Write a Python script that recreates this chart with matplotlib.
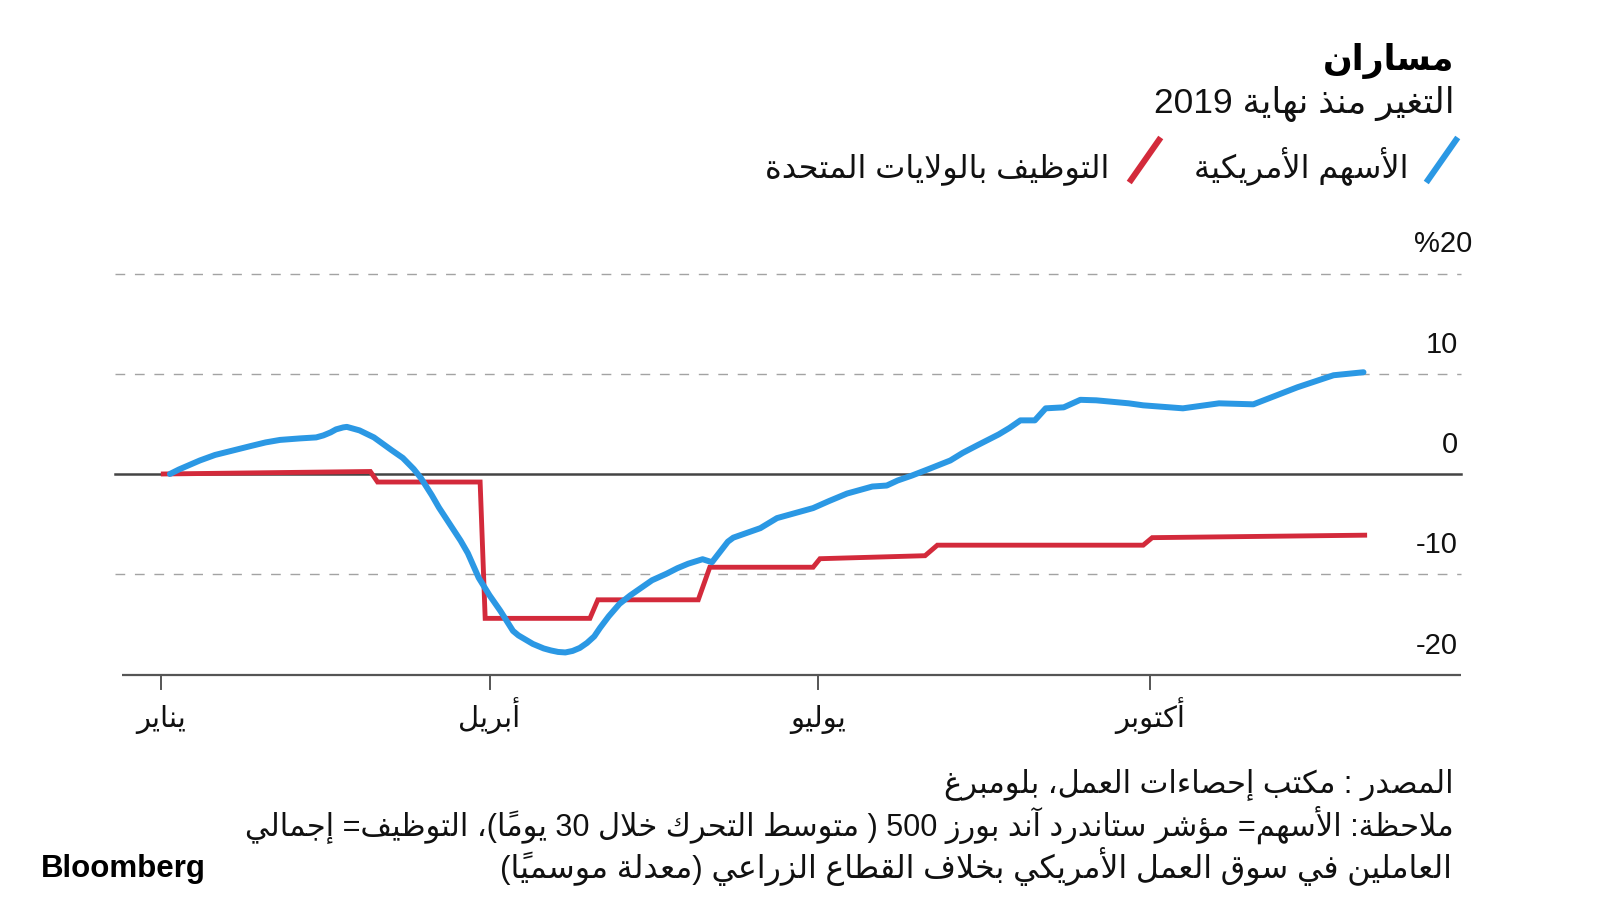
import re
import matplotlib
matplotlib.use('Agg')
import matplotlib.pyplot as plt
from matplotlib.lines import Line2D

# ---------------- data ----------------
# x = days since 2020-01-01, y = % change since end of 2019
blue_days = [2.5, 5, 10.8, 15, 20, 25, 29, 33, 38.5, 43, 45, 47, 48.5, 50.5, 51.5, 53, 55, 57,
             59, 61.5, 64, 67, 70, 72, 75, 77, 80, 83, 85, 88, 91, 94, 97.5, 99, 103, 106,
             108, 110, 112, 114, 116, 118, 120, 121.6, 124, 127, 130, 133, 136, 140, 143,
             146, 150, 152.6, 157, 158.5, 166, 170.6, 180.6, 185, 190, 197, 201, 204, 208,
             213, 218.6, 222, 226, 229, 232, 235, 238, 242, 245, 250, 254.6, 259, 268, 272,
             283, 293, 302.5, 314.7, 324.7, 333]
blue_values = [0.0, 0.45, 1.35, 1.9, 2.35, 2.8, 3.15, 3.4, 3.55, 3.65, 3.85, 4.15, 4.45, 4.65,
               4.7, 4.55, 4.35, 4.0, 3.65, 3.0, 2.35, 1.6, 0.5, -0.4, -2.1, -3.35, -5.0, -6.65,
               -7.9, -10.35, -12.1, -13.65, -15.65, -16.1, -16.95, -17.4, -17.6, -17.75,
               -17.8, -17.65, -17.35, -16.85, -16.2, -15.35, -14.2, -12.95, -12.1, -11.35,
               -10.6, -9.95, -9.4, -8.95, -8.5, -8.8, -6.75, -6.35, -5.4, -4.4, -3.4, -2.7,
               -1.95, -1.25, -1.15, -0.65, -0.15, 0.55, 1.35, 2.1, 2.85, 3.4, 3.95, 4.6, 5.35,
               5.35, 6.55, 6.65, 7.4, 7.35, 7.05, 6.85, 6.55, 7.05, 6.95, 8.65, 9.85, 10.15]

red_days = [0, 58, 60, 88.4, 89.8, 118.8, 121, 148.8, 152, 180.6, 182.5, 211.6, 215, 272,
            274.5, 334]
red_values = [0.0, 0.25, -0.8, -0.8, -14.4, -14.4, -12.55, -12.55, -9.3, -9.3, -8.45, -8.15,
              -7.1, -7.1, -6.35, -6.1]

y_ticks = [20, 10, 0, -10, -20]
y_tick_labels = ['%20', '10', '0', '-10', '-20']
x_ticks = [0, 91, 182, 274]
x_tick_labels = ['يناير', 'أبريل', 'يوليو', 'أكتوبر']

title = 'مساران'
subtitle = 'التغير منذ نهاية 2019'
legend_labels = ['الأسهم الأمريكية', 'التوظيف بالولايات المتحدة']
source = 'المصدر : مكتب إحصاءات العمل، بلومبرغ'
note1 = 'ملاحظة: الأسهم= مؤشر ستاندرد آند بورز 500 ( متوسط التحرك خلال 30 يوماً)، التوظيف= إجمالي'
note2 = 'العاملين في سوق العمل الأمريكي بخلاف القطاع الزراعي (معدلة موسمياً)'

BLUE = '#2b98e4'
RED = '#d32a3b'

# ---------------- minimal Arabic shaping (presentation forms + RTL order) ----------------
DUAL = {'ئ': 0xFE89, 'ب': 0xFE8F, 'ت': 0xFE95, 'ث': 0xFE99, 'ج': 0xFE9D, 'ح': 0xFEA1,
        'خ': 0xFEA5, 'س': 0xFEB1, 'ش': 0xFEB5, 'ص': 0xFEB9, 'ض': 0xFEBD, 'ط': 0xFEC1,
        'ظ': 0xFEC5, 'ع': 0xFEC9, 'غ': 0xFECD, 'ف': 0xFED1, 'ق': 0xFED5, 'ك': 0xFED9,
        'ل': 0xFEDD, 'م': 0xFEE1, 'ن': 0xFEE5, 'ه': 0xFEE9, 'ي': 0xFEF1}
RIGHT = {'آ': 0xFE81, 'أ': 0xFE83, 'ؤ': 0xFE85, 'إ': 0xFE87, 'ا': 0xFE8D, 'ة': 0xFE93,
         'د': 0xFEA9, 'ذ': 0xFEAB, 'ر': 0xFEAD, 'ز': 0xFEAF, 'و': 0xFEED, 'ى': 0xFEEF}
NONJOIN = {'ء': 0xFE80}
LAMALEF = {'آ': 0xFEF5, 'أ': 0xFEF7, 'إ': 0xFEF9, 'ا': 0xFEFB}


def _is_mark(c):
    return '\u064B' <= c <= '\u0652' or c == '\u0670'


def ar(text):
    items = []
    i, n = 0, len(text)
    while i < n:
        c = text[i]
        if _is_mark(c) and items:
            items[-1][2] += c
            i += 1
            continue
        if c == 'ل' and i + 1 < n and text[i + 1] in LAMALEF:
            items.append(['LA', text[i + 1], ''])
            i += 2
            continue
        kind = 'D' if c in DUAL else 'R' if c in RIGHT else 'U' if c in NONJOIN else 'X'
        items.append([kind, c, ''])
        i += 1
    glyphs = []
    for k, (kind, c, marks) in enumerate(items):
        prev_d = k > 0 and items[k - 1][0] == 'D'
        next_j = k + 1 < len(items) and items[k + 1][0] in ('D', 'R', 'LA')
        if kind == 'D':
            b = DUAL[c]
            g = chr(b + 3) if (prev_d and next_j) else chr(b + 1) if prev_d else chr(b + 2) if next_j else chr(b)
        elif kind == 'R':
            g = chr(RIGHT[c] + (1 if prev_d else 0))
        elif kind == 'LA':
            g = chr(LAMALEF[c] + (1 if prev_d else 0))
        elif kind == 'U':
            g = chr(NONJOIN[c])
        else:
            g = c
        glyphs.append(g + marks)
    vis = glyphs[::-1]
    out, run = [], []
    for g in vis:
        if re.fullmatch(r'[0-9A-Za-z]', g):
            run.append(g)
        else:
            if run:
                out.extend(run[::-1])
                run = []
            out.append(g)
    if run:
        out.extend(run[::-1])
    return ''.join(out).translate(str.maketrans('()', ')('))


FAM = ['Liberation Sans', 'DejaVu Sans']
W, H = 1600, 900


def fx(px):
    return px / W


def fy(py):
    return 1 - py / H


# ---------------- figure ----------------
fig = plt.figure(figsize=(16, 9), dpi=100)
fig.patch.set_facecolor('white')

# axes placed so that x: day -12.7..360 -> px 115..1461, y: -20..20 -> px 674.5..273.5
ax = fig.add_axes([fx(115), fy(674.5), fx(1461 - 115), (674.5 - 273.5) / H])
ax.set_xlim(-12.7, 360)
ax.set_ylim(-20, 20)
ax.axis('off')

# gridlines
for v in y_ticks:
    if v == 0:
        ax.axhline(v, color='#444444', lw=1.8, zorder=2, clip_on=False)
    elif v == -20:
        ax.plot([-10.7, 360], [v, v], color='#555555', lw=1.6, zorder=2, clip_on=False,
                solid_capstyle='butt')
    else:
        ax.axhline(v, color='#a3a3a3', lw=1.0, ls=(0, (7, 7)), zorder=1, clip_on=False)

# x ticks
for d in x_ticks:
    ax.plot([d, d], [-20, -21.4], color='#555555', lw=1.4, clip_on=False, zorder=2)

# data lines
ax.plot(red_days, red_values, color=RED, lw=3.5, zorder=4, clip_on=False,
        solid_joinstyle='miter', solid_capstyle='butt')
ax.plot(blue_days, blue_values, color=BLUE, lw=4.3, zorder=5, clip_on=False,
        solid_joinstyle='round', solid_capstyle='round')

# y tick labels (above gridlines, right aligned)
for v, lab in zip(y_ticks, y_tick_labels):
    dx = 11 if lab.startswith('%') else -3
    ax.annotate(lab, xy=(1.0, v), xycoords=('axes fraction', 'data'),
                xytext=(dx, 29), textcoords='offset pixels', ha='right', va='center',
                fontsize=21, family=FAM, color='#111111')

# x tick labels
for d, lab in zip(x_ticks, x_tick_labels):
    ax.annotate(ar(lab), xy=(d, -20), xycoords='data', xytext=(0, -52),
                textcoords='offset pixels', ha='center', va='baseline',
                fontsize=21, family=FAM, color='#111111')

# title, subtitle
fig.text(fx(1454), fy(70), ar(title), ha='right', va='baseline', fontsize=25,
         fontweight='bold', family=FAM, color='#000000')
fig.text(fx(1455), fy(113), ar(subtitle), ha='right', va='baseline', fontsize=25.5,
         family=FAM, color='#111111')

# legend
fig.add_artist(Line2D([fx(1428), fx(1456)], [fy(180), fy(140)], color=BLUE, lw=4.4,
                      transform=fig.transFigure))
fig.text(fx(1409), fy(177), ar(legend_labels[0]), ha='right', va='baseline', fontsize=23,
         family=FAM, color='#111111')
fig.add_artist(Line2D([fx(1131), fx(1159)], [fy(180), fy(140)], color=RED, lw=4.4,
                      transform=fig.transFigure))
fig.text(fx(1109), fy(177), ar(legend_labels[1]), ha='right', va='baseline', fontsize=23,
         family=FAM, color='#111111')

# footer
fig.text(fx(1454), fy(793), ar(source), ha='right', va='baseline', fontsize=22,
         family=FAM, color='#111111')
fig.text(fx(1454), fy(836), ar(note1), ha='right', va='baseline', fontsize=22,
         family=FAM, color='#111111')
fig.text(fx(1452), fy(878), ar(note2), ha='right', va='baseline', fontsize=22.8,
         family=FAM, color='#111111')
fig.text(fx(41), fy(877), 'Bloomberg', ha='left', va='baseline', fontsize=22.5,
         fontweight='bold', family=['Liberation Sans', 'DejaVu Sans'], color='#000000')

fig.savefig('out.png', dpi=100, facecolor='white')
***
Go through the material and select each line with the string "matplotlib" in it.

Write a Python script that recreates this chart with matplotlib.
import matplotlib
matplotlib.use('Agg')
import matplotlib.pyplot as plt
from matplotlib.lines import Line2D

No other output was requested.